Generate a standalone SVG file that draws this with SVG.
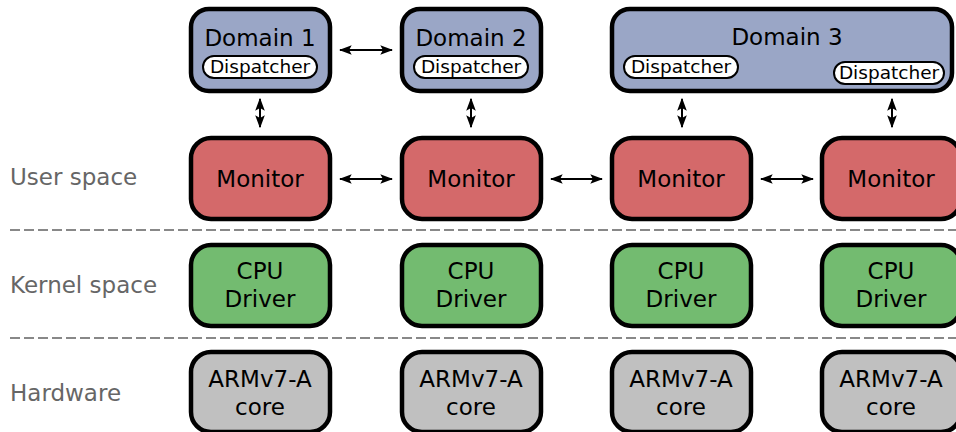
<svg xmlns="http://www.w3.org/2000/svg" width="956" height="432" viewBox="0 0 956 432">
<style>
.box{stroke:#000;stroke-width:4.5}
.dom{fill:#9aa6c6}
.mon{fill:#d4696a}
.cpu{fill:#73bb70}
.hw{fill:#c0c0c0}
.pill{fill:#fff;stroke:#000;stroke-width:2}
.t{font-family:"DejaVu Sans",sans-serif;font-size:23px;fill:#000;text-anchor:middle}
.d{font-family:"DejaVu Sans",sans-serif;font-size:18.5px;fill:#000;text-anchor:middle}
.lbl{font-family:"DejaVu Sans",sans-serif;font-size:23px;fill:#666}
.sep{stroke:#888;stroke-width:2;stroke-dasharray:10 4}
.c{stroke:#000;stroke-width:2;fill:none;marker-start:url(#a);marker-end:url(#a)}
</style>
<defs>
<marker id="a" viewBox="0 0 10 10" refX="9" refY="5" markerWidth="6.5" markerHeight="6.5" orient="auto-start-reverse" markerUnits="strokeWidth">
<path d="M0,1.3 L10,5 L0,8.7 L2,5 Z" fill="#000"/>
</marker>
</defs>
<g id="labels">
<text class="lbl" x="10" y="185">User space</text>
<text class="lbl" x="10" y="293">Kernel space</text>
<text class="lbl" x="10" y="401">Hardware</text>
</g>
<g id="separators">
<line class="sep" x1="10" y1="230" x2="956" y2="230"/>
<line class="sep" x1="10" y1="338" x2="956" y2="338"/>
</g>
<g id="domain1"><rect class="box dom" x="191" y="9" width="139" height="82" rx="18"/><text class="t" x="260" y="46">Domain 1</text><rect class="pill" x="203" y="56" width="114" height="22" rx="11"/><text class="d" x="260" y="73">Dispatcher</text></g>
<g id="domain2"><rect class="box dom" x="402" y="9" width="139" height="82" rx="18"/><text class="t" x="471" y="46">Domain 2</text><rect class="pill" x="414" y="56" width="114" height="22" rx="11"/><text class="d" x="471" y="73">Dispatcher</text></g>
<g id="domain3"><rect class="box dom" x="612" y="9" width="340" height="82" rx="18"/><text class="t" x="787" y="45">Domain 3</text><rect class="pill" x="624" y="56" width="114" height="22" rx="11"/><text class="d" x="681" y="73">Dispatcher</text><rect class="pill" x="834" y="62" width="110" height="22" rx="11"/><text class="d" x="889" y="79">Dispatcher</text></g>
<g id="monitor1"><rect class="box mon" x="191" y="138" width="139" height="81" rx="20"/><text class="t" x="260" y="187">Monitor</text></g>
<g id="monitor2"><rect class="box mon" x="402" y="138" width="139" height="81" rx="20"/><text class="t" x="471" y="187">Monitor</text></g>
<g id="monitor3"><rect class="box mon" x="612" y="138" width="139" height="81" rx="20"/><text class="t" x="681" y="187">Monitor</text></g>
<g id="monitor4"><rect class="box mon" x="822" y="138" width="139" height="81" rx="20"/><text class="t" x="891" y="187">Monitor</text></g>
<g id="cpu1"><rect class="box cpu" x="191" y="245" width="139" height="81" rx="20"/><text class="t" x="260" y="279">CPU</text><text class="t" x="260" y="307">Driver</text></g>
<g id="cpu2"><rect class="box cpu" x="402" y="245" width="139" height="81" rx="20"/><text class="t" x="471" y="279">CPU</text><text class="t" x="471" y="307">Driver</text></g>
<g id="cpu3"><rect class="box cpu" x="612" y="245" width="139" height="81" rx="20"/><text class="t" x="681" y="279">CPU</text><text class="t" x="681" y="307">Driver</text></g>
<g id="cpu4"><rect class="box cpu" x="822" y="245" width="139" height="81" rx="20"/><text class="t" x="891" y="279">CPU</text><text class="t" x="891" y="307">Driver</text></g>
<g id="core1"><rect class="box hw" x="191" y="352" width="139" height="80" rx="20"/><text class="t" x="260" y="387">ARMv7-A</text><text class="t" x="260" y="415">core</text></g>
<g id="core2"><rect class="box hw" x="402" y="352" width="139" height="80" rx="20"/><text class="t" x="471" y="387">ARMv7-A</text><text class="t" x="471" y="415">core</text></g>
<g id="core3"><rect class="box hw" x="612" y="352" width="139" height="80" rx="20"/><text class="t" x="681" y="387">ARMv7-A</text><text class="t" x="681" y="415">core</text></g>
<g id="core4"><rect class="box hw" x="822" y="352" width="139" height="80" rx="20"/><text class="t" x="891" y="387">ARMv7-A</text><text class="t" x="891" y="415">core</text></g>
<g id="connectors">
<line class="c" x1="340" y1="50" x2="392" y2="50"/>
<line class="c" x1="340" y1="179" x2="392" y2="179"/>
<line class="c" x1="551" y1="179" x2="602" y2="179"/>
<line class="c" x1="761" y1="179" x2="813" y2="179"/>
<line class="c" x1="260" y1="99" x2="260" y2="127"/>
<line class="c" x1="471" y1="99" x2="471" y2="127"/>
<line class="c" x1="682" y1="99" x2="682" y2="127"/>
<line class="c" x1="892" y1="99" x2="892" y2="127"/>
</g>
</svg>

Short exercise
Using the material above, set down every line exactly, but skip the pictures.

Result of the exercise
Generate a standalone SVG file that draws this with SVG.
<svg xmlns="http://www.w3.org/2000/svg" width="956" height="432" viewBox="0 0 956 432">
<style>
.box{stroke:#000;stroke-width:4.5}
.dom{fill:#9aa6c6}
.mon{fill:#d4696a}
.cpu{fill:#73bb70}
.hw{fill:#c0c0c0}
.pill{fill:#fff;stroke:#000;stroke-width:2}
.t{font-family:"DejaVu Sans",sans-serif;font-size:23px;fill:#000;text-anchor:middle}
.d{font-family:"DejaVu Sans",sans-serif;font-size:18.5px;fill:#000;text-anchor:middle}
.lbl{font-family:"DejaVu Sans",sans-serif;font-size:23px;fill:#666}
.sep{stroke:#888;stroke-width:2;stroke-dasharray:10 4}
.c{stroke:#000;stroke-width:2;fill:none;marker-start:url(#a);marker-end:url(#a)}
</style>
<defs>
<marker id="a" viewBox="0 0 10 10" refX="9" refY="5" markerWidth="6.5" markerHeight="6.5" orient="auto-start-reverse" markerUnits="strokeWidth">
<path d="M0,1.3 L10,5 L0,8.7 L2,5 Z" fill="#000"/>
</marker>
</defs>
<g id="labels">
<text class="lbl" x="10" y="185">User space</text>
<text class="lbl" x="10" y="293">Kernel space</text>
<text class="lbl" x="10" y="401">Hardware</text>
</g>
<g id="separators">
<line class="sep" x1="10" y1="230" x2="956" y2="230"/>
<line class="sep" x1="10" y1="338" x2="956" y2="338"/>
</g>
<g id="domain1"><rect class="box dom" x="191" y="9" width="139" height="82" rx="18"/><text class="t" x="260" y="46">Domain 1</text><rect class="pill" x="203" y="56" width="114" height="22" rx="11"/><text class="d" x="260" y="73">Dispatcher</text></g>
<g id="domain2"><rect class="box dom" x="402" y="9" width="139" height="82" rx="18"/><text class="t" x="471" y="46">Domain 2</text><rect class="pill" x="414" y="56" width="114" height="22" rx="11"/><text class="d" x="471" y="73">Dispatcher</text></g>
<g id="domain3"><rect class="box dom" x="612" y="9" width="340" height="82" rx="18"/><text class="t" x="787" y="45">Domain 3</text><rect class="pill" x="624" y="56" width="114" height="22" rx="11"/><text class="d" x="681" y="73">Dispatcher</text><rect class="pill" x="834" y="62" width="110" height="22" rx="11"/><text class="d" x="889" y="79">Dispatcher</text></g>
<g id="monitor1"><rect class="box mon" x="191" y="138" width="139" height="81" rx="20"/><text class="t" x="260" y="187">Monitor</text></g>
<g id="monitor2"><rect class="box mon" x="402" y="138" width="139" height="81" rx="20"/><text class="t" x="471" y="187">Monitor</text></g>
<g id="monitor3"><rect class="box mon" x="612" y="138" width="139" height="81" rx="20"/><text class="t" x="681" y="187">Monitor</text></g>
<g id="monitor4"><rect class="box mon" x="822" y="138" width="139" height="81" rx="20"/><text class="t" x="891" y="187">Monitor</text></g>
<g id="cpu1"><rect class="box cpu" x="191" y="245" width="139" height="81" rx="20"/><text class="t" x="260" y="279">CPU</text><text class="t" x="260" y="307">Driver</text></g>
<g id="cpu2"><rect class="box cpu" x="402" y="245" width="139" height="81" rx="20"/><text class="t" x="471" y="279">CPU</text><text class="t" x="471" y="307">Driver</text></g>
<g id="cpu3"><rect class="box cpu" x="612" y="245" width="139" height="81" rx="20"/><text class="t" x="681" y="279">CPU</text><text class="t" x="681" y="307">Driver</text></g>
<g id="cpu4"><rect class="box cpu" x="822" y="245" width="139" height="81" rx="20"/><text class="t" x="891" y="279">CPU</text><text class="t" x="891" y="307">Driver</text></g>
<g id="core1"><rect class="box hw" x="191" y="352" width="139" height="80" rx="20"/><text class="t" x="260" y="387">ARMv7-A</text><text class="t" x="260" y="415">core</text></g>
<g id="core2"><rect class="box hw" x="402" y="352" width="139" height="80" rx="20"/><text class="t" x="471" y="387">ARMv7-A</text><text class="t" x="471" y="415">core</text></g>
<g id="core3"><rect class="box hw" x="612" y="352" width="139" height="80" rx="20"/><text class="t" x="681" y="387">ARMv7-A</text><text class="t" x="681" y="415">core</text></g>
<g id="core4"><rect class="box hw" x="822" y="352" width="139" height="80" rx="20"/><text class="t" x="891" y="387">ARMv7-A</text><text class="t" x="891" y="415">core</text></g>
<g id="connectors">
<line class="c" x1="340" y1="50" x2="392" y2="50"/>
<line class="c" x1="340" y1="179" x2="392" y2="179"/>
<line class="c" x1="551" y1="179" x2="602" y2="179"/>
<line class="c" x1="761" y1="179" x2="813" y2="179"/>
<line class="c" x1="260" y1="99" x2="260" y2="127"/>
<line class="c" x1="471" y1="99" x2="471" y2="127"/>
<line class="c" x1="682" y1="99" x2="682" y2="127"/>
<line class="c" x1="892" y1="99" x2="892" y2="127"/>
</g>
</svg>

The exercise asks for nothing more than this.